→ Task statement: Set down the material below word for word, excluding the pictures.

→ Material:
+-------+

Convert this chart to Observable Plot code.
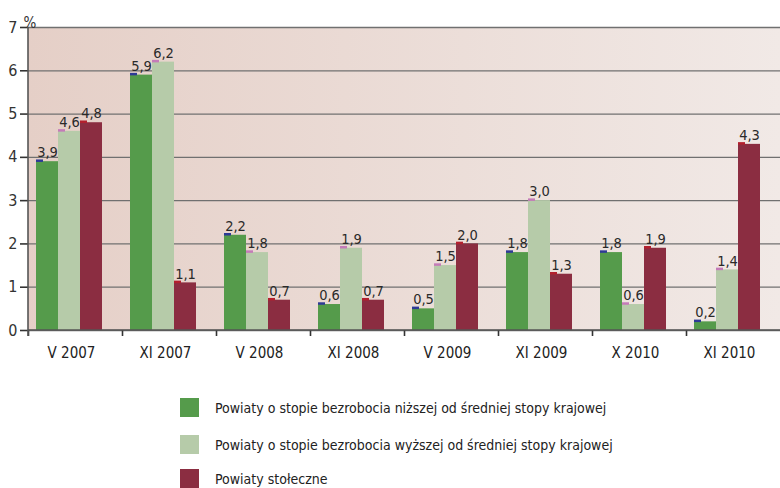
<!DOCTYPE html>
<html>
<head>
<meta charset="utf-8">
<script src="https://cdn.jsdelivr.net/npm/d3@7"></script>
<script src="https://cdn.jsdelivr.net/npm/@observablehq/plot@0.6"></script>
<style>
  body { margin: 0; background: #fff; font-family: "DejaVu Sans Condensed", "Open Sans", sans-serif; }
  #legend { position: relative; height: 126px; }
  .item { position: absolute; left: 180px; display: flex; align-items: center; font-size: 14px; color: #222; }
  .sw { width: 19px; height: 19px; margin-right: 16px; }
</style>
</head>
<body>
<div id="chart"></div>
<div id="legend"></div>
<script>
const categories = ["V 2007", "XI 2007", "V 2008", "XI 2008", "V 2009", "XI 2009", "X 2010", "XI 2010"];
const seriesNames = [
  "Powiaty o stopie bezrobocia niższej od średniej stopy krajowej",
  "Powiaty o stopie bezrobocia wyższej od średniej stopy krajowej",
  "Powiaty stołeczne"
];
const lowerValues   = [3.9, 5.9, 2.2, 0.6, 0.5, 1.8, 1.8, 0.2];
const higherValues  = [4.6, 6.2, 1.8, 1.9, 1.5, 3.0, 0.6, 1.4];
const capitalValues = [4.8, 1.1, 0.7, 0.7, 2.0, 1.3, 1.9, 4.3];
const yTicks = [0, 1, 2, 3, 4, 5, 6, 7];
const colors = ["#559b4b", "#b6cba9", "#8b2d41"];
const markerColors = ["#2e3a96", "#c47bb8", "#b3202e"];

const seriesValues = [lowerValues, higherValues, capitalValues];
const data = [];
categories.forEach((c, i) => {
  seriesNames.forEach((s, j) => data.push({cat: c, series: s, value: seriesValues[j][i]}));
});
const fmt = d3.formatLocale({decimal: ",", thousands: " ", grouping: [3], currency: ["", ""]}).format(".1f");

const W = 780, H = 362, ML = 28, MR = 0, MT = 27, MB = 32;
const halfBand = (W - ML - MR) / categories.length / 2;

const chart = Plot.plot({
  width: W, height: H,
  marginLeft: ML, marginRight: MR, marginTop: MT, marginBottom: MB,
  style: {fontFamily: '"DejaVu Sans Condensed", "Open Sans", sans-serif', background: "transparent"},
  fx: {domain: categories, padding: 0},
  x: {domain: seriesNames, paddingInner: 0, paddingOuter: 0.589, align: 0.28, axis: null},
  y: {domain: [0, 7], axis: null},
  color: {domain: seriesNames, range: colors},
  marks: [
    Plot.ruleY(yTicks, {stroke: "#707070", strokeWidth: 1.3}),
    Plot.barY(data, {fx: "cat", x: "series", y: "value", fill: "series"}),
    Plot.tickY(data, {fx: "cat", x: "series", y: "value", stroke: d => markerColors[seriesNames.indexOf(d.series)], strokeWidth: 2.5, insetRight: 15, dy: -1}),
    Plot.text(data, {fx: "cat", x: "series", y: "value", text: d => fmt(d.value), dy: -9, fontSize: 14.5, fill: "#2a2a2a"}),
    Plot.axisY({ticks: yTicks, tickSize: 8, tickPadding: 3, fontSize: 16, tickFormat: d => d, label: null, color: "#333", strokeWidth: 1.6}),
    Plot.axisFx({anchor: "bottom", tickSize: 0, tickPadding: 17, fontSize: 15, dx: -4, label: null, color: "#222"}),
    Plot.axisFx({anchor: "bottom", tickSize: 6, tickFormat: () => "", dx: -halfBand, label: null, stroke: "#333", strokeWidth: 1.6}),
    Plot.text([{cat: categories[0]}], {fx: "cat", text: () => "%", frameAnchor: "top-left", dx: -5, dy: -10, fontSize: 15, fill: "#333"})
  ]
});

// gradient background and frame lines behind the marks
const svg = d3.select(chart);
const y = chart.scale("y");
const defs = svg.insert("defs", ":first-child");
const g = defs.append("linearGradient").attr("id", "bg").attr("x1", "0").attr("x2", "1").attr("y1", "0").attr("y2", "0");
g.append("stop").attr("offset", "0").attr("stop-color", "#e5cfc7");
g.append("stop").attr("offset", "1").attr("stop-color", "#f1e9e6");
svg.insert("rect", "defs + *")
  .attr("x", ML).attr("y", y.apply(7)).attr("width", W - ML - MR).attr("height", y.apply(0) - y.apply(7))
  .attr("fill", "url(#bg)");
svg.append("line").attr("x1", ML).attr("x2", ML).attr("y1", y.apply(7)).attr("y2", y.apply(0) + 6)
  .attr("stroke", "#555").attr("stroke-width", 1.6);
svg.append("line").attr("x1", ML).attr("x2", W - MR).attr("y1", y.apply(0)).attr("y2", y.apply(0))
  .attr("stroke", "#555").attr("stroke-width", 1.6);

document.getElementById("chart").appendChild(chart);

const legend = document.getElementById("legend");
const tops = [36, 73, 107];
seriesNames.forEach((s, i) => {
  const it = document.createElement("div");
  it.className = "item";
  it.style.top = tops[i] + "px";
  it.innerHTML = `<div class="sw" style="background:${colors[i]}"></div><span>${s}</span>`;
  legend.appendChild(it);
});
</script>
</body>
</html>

+-------+

→ Task result:
Convert this chart to Observable Plot code.
<!DOCTYPE html>
<html>
<head>
<meta charset="utf-8">
<script src="https://cdn.jsdelivr.net/npm/d3@7"></script>
<script src="https://cdn.jsdelivr.net/npm/@observablehq/plot@0.6"></script>
<style>
  body { margin: 0; background: #fff; font-family: "DejaVu Sans Condensed", "Open Sans", sans-serif; }
  #legend { position: relative; height: 126px; }
  .item { position: absolute; left: 180px; display: flex; align-items: center; font-size: 14px; color: #222; }
  .sw { width: 19px; height: 19px; margin-right: 16px; }
</style>
</head>
<body>
<div id="chart"></div>
<div id="legend"></div>
<script>
const categories = ["V 2007", "XI 2007", "V 2008", "XI 2008", "V 2009", "XI 2009", "X 2010", "XI 2010"];
const seriesNames = [
  "Powiaty o stopie bezrobocia niższej od średniej stopy krajowej",
  "Powiaty o stopie bezrobocia wyższej od średniej stopy krajowej",
  "Powiaty stołeczne"
];
const lowerValues   = [3.9, 5.9, 2.2, 0.6, 0.5, 1.8, 1.8, 0.2];
const higherValues  = [4.6, 6.2, 1.8, 1.9, 1.5, 3.0, 0.6, 1.4];
const capitalValues = [4.8, 1.1, 0.7, 0.7, 2.0, 1.3, 1.9, 4.3];
const yTicks = [0, 1, 2, 3, 4, 5, 6, 7];
const colors = ["#559b4b", "#b6cba9", "#8b2d41"];
const markerColors = ["#2e3a96", "#c47bb8", "#b3202e"];

const seriesValues = [lowerValues, higherValues, capitalValues];
const data = [];
categories.forEach((c, i) => {
  seriesNames.forEach((s, j) => data.push({cat: c, series: s, value: seriesValues[j][i]}));
});
const fmt = d3.formatLocale({decimal: ",", thousands: " ", grouping: [3], currency: ["", ""]}).format(".1f");

const W = 780, H = 362, ML = 28, MR = 0, MT = 27, MB = 32;
const halfBand = (W - ML - MR) / categories.length / 2;

const chart = Plot.plot({
  width: W, height: H,
  marginLeft: ML, marginRight: MR, marginTop: MT, marginBottom: MB,
  style: {fontFamily: '"DejaVu Sans Condensed", "Open Sans", sans-serif', background: "transparent"},
  fx: {domain: categories, padding: 0},
  x: {domain: seriesNames, paddingInner: 0, paddingOuter: 0.589, align: 0.28, axis: null},
  y: {domain: [0, 7], axis: null},
  color: {domain: seriesNames, range: colors},
  marks: [
    Plot.ruleY(yTicks, {stroke: "#707070", strokeWidth: 1.3}),
    Plot.barY(data, {fx: "cat", x: "series", y: "value", fill: "series"}),
    Plot.tickY(data, {fx: "cat", x: "series", y: "value", stroke: d => markerColors[seriesNames.indexOf(d.series)], strokeWidth: 2.5, insetRight: 15, dy: -1}),
    Plot.text(data, {fx: "cat", x: "series", y: "value", text: d => fmt(d.value), dy: -9, fontSize: 14.5, fill: "#2a2a2a"}),
    Plot.axisY({ticks: yTicks, tickSize: 8, tickPadding: 3, fontSize: 16, tickFormat: d => d, label: null, color: "#333", strokeWidth: 1.6}),
    Plot.axisFx({anchor: "bottom", tickSize: 0, tickPadding: 17, fontSize: 15, dx: -4, label: null, color: "#222"}),
    Plot.axisFx({anchor: "bottom", tickSize: 6, tickFormat: () => "", dx: -halfBand, label: null, stroke: "#333", strokeWidth: 1.6}),
    Plot.text([{cat: categories[0]}], {fx: "cat", text: () => "%", frameAnchor: "top-left", dx: -5, dy: -10, fontSize: 15, fill: "#333"})
  ]
});

// gradient background and frame lines behind the marks
const svg = d3.select(chart);
const y = chart.scale("y");
const defs = svg.insert("defs", ":first-child");
const g = defs.append("linearGradient").attr("id", "bg").attr("x1", "0").attr("x2", "1").attr("y1", "0").attr("y2", "0");
g.append("stop").attr("offset", "0").attr("stop-color", "#e5cfc7");
g.append("stop").attr("offset", "1").attr("stop-color", "#f1e9e6");
svg.insert("rect", "defs + *")
  .attr("x", ML).attr("y", y.apply(7)).attr("width", W - ML - MR).attr("height", y.apply(0) - y.apply(7))
  .attr("fill", "url(#bg)");
svg.append("line").attr("x1", ML).attr("x2", ML).attr("y1", y.apply(7)).attr("y2", y.apply(0) + 6)
  .attr("stroke", "#555").attr("stroke-width", 1.6);
svg.append("line").attr("x1", ML).attr("x2", W - MR).attr("y1", y.apply(0)).attr("y2", y.apply(0))
  .attr("stroke", "#555").attr("stroke-width", 1.6);

document.getElementById("chart").appendChild(chart);

const legend = document.getElementById("legend");
const tops = [36, 73, 107];
seriesNames.forEach((s, i) => {
  const it = document.createElement("div");
  it.className = "item";
  it.style.top = tops[i] + "px";
  it.innerHTML = `<div class="sw" style="background:${colors[i]}"></div><span>${s}</span>`;
  legend.appendChild(it);
});
</script>
</body>
</html>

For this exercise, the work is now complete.